# A6 c6 immobilizer controller doesn't respond or vcds stops responding



## muzicfanm (Oct 4, 2004)

I own a A6 c6 3.2 avant Quattro. For some reason I have been getting an immobilizer code but when I try to access the controller it either says it's not responding or my vcds problem stops responding when trying to access the controller. First question, is my immobilizer controller in the dash or ECM? Second question, if there is a short in my ECM would it also effect other controllers like my evap system? Reason I ask is bc I keep getting an implausible signal p2404 evap code even after replace purge valve, gas cap, LDP and passing a smoke test.

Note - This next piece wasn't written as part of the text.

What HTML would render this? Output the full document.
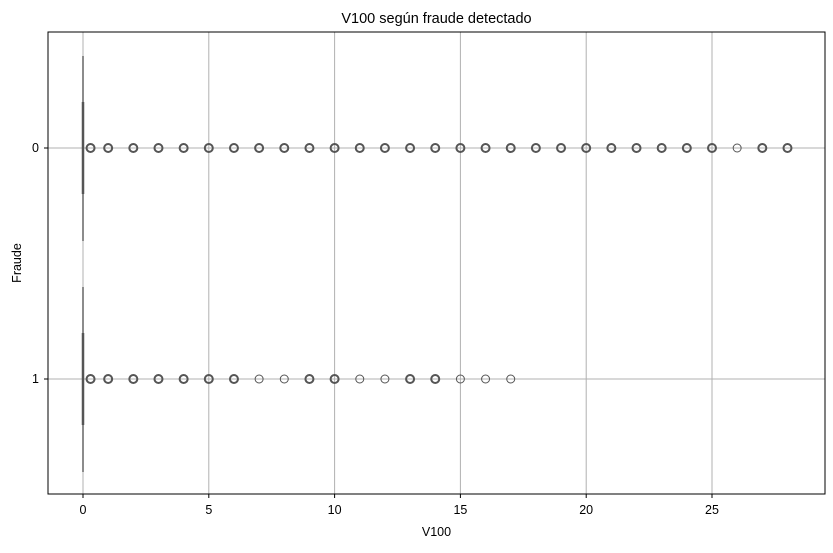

Any and all help/info is greatly appreciated. Thanks

Sent from my XT1585 using Tapatalk


----------



## RobertV8 (Nov 21, 2015)

Its been a long time since Ive been an audi mechanic but I would think it could be the immobilizer or the gateway. Check your fuses. I know that sounds like a stupid simple thing but it could be the issue. I hope its not the unit its self. I know in the c5 it was some deal in the center console uder the dash. I doubt the ecm is fried. that usually leads to way bigger problems. VCDS failure makes me think its a fuse or corrosion in a connection. I keep re reading your post and It sounds like a fuse or a connection. The worst situation could be moisture. Check around the ECM


----------